(p.d.) L’Agsm è la più grande azienda pubblica di Verona. Con la fusione con la vicentina Aim è una delle più grandi multiutility italiane. L’unica preoccupazione di chi amministra Verona, che è anche il socio di maggioranza, dovrebbe essere di svilupparla, di farne un punto di forza. E, siccome sono pochi gli asset che ci sono rimasti, in caso di difficoltà di difenderla con le unghie e coi denti. Perdere anche Agsm-Aim sarebbe un disastro.
Quindi tutto si poteva fare meno che mettere in difficoltà quella che per decenni è stata la cassaforte di Verona. Invece è successo quello che non doveva succedere.
Sorvoliamo, per ora, sulla vicenda Compago. E’ la gestione dell’affaire che è inaccettabile, perché rischia di distruggere l’Agsm-Aim, che per quasi 3/4 è veronese. Inconcepibile che il sindaco di Verona, socio di maggioranza, voglia far fuori Casali dalla presidenza con l’obiettivo facilmente intuibile di mettere al suo posto Federico Testa, pezzo da 90 della sinistra scaligera, fino a qualche mese fa presidente dell’Enea e quindi con un curriculum di tutto rispetto.

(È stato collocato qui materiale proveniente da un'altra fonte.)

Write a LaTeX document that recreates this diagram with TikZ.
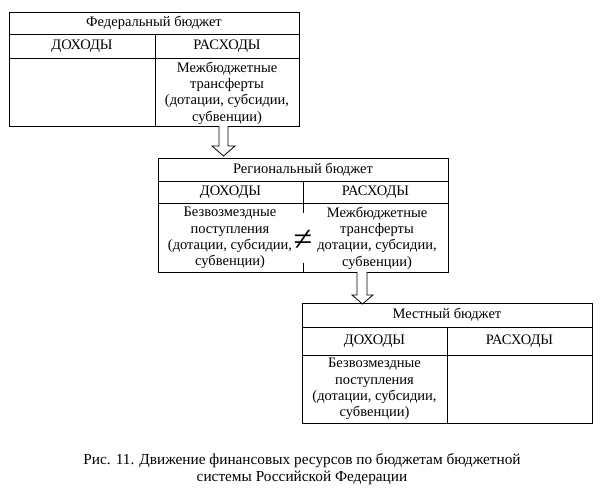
\documentclass[tikz,border=0pt]{standalone}
\usepackage{fontspec}
\setmainfont{Liberation Serif}
\begin{document}
\begin{tikzpicture}[x=1pt,y=-1pt,line width=0.9pt,
  txt/.style={font=\fontsize{14.5}{16.3}\selectfont, align=center, inner sep=0pt},
  captxt/.style={font=\fontsize{15.3}{16.5}\selectfont, align=center, inner sep=0pt},
  blockarrow/.style={draw, fill=white, line width=0.8pt, line join=miter}]
\useasboundingbox (0,0) rectangle (600,489);
% Federal budget
\draw (9,12) rectangle (299,126);
\draw (9,34) -- (299,34);
\draw (9,58) -- (299,58);
\draw (155,34) -- (155,126);
\node[txt] (ft) at (154,23) {Федеральный бюджет};
\node[txt] (fd) at (82,46) {ДОХОДЫ};
\node[txt] (fr) at (227,46) {РАСХОДЫ};
\node[txt] (fc) at (227,93) {Межбюджетные\\трансферты\\(дотации, субсидии,\\субвенции)};
% arrow 1
\draw[blockarrow] (219,126) -- (219,146) -- (212,146) -- (223.5,156) -- (235,146) -- (228,146) -- (228,126);
% Regional budget
\draw (158,158) rectangle (448,272);
\draw (158,181) -- (448,181);
\draw (158,203) -- (448,203);
\draw (303,181) -- (303,213);
\draw (303,263) -- (303,272);
\node[txt] (rt) at (303,169.5) {Региональный бюджет};
\node[txt] (rd) at (230.5,192) {ДОХОДЫ};
\node[txt] (rr) at (375.5,192) {РАСХОДЫ};
\node[txt] (rcl) at (230,238) {Безвозмездные\\поступления\\(дотации, субсидии,\\субвенции)};
\node[txt] (rcr) at (377,238) {Межбюджетные\\трансферты\\дотации, субсидии,\\субвенции)};
\node[inner sep=0pt, font=\fontsize{34}{34}\selectfont] (neq) at (303,240) {≠};
% arrow 2
\draw[blockarrow] (357,272) -- (357,295) -- (352,295) -- (362.5,304) -- (373,295) -- (367,295) -- (367,272);
% Local budget
\draw (302,303) rectangle (592,423);
\draw (302,327) -- (592,327);
\draw (302,355) -- (592,355);
\draw (447,327) -- (447,423);
\node[txt] (lt) at (447,315) {Местный бюджет};
\node[txt] (ld) at (374.5,341) {ДОХОДЫ};
\node[txt] (lr) at (519.5,341) {РАСХОДЫ};
\node[txt] (lc) at (374.5,389) {Безвозмездные\\поступления\\(дотации, субсидии,\\субвенции)};
% caption
\node[captxt] (cap) at (302,469) {Рис. 11. Движение финансовых ресурсов по бюджетам бюджетной\\системы Российской Федерации};
\end{tikzpicture}
\end{document}
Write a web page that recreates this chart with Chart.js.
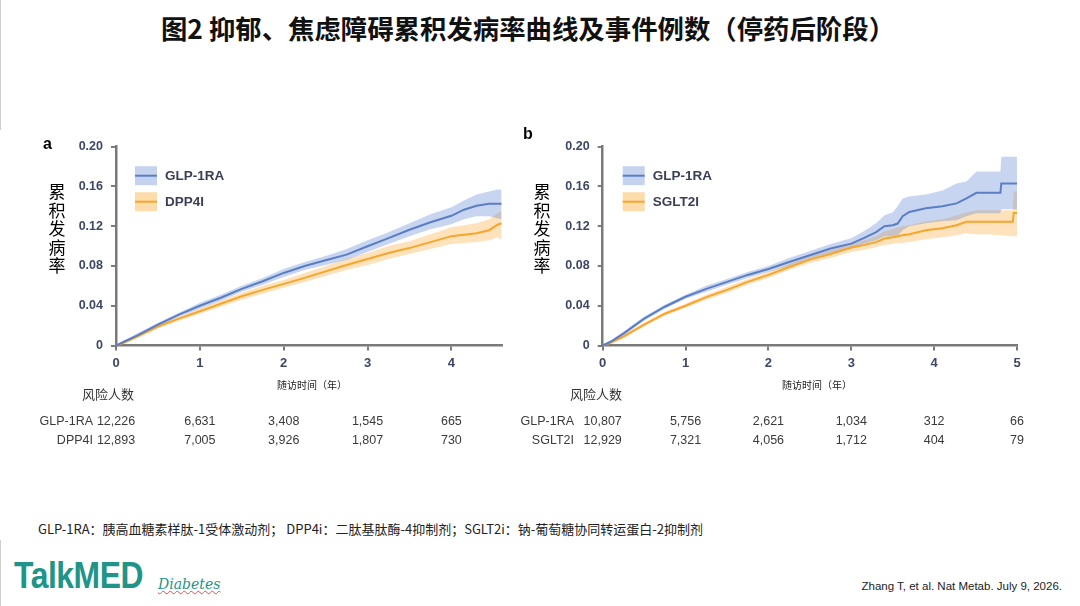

Ma rischiare di mandare in malora tutta la società per mettere un proprio uomo è un gioco che non vale la candela. Ricorda molto quel tizio che per far dispetto alla moglie si era tagliato gli attributi. Perché di questo si tratta in ultima analisi. Anche se il cda ha deciso per la fiducia al presidente Casali e per il licenziamento del direttore generale Quaglino, diretto responsabile della vicenda Compago, il voto dell’assemblea dei soci del 7 dicembre appare scontato. I soci sono due, Verona e Vicenza, rappresentate dai rispettivi sindaci, Tommasi e Rucco. Verona pesa di più dal punto di vista societario e quindi prevarrà la volontà di Tommasi di cacciare Casali. Ma sarà una vittoria di Pirro, perché a uscirne con le ossa rotte è l’Agsm-Aim, che dopo questa vicenda sarà più debole sul mercato e più facile preda delle speculazioni. Ricordate che la volevano dare in pasto all’A2A di Milano?
In questa brutta faccenda hanno tutti le loro responsabilità, a cominciare da chi ha accettato uno statuto scritto apposta per dare tutto in mano ai ‘tecnici’, espropriando la politica del proprio ruolo, che è quello di tenere l’azienda vincolata al territorio. Ha avuto gioco facile chi l’ha scritto con la grancassa dell’antipolitica che suona ogni giorno. Ma questi sono i risultati, visto che è dai ‘tecnici’ che è partito tutto. Forse saranno contenti quelli che perseguono finalità diverse da quelle di mantenere e sviluppare Agsm-Aim, anche in un’ottica politica che la vede come la tessera di un mosaico che punta a creare fra Verona e Vicenza un polo politico-economico alternativo a quello del Veneto orientale del triangolo Venezia-Padova-Treviso. Non lo sono i veronesi che così stanno per perdere un altro importante asset, dopo quelli già persi nel recente passato.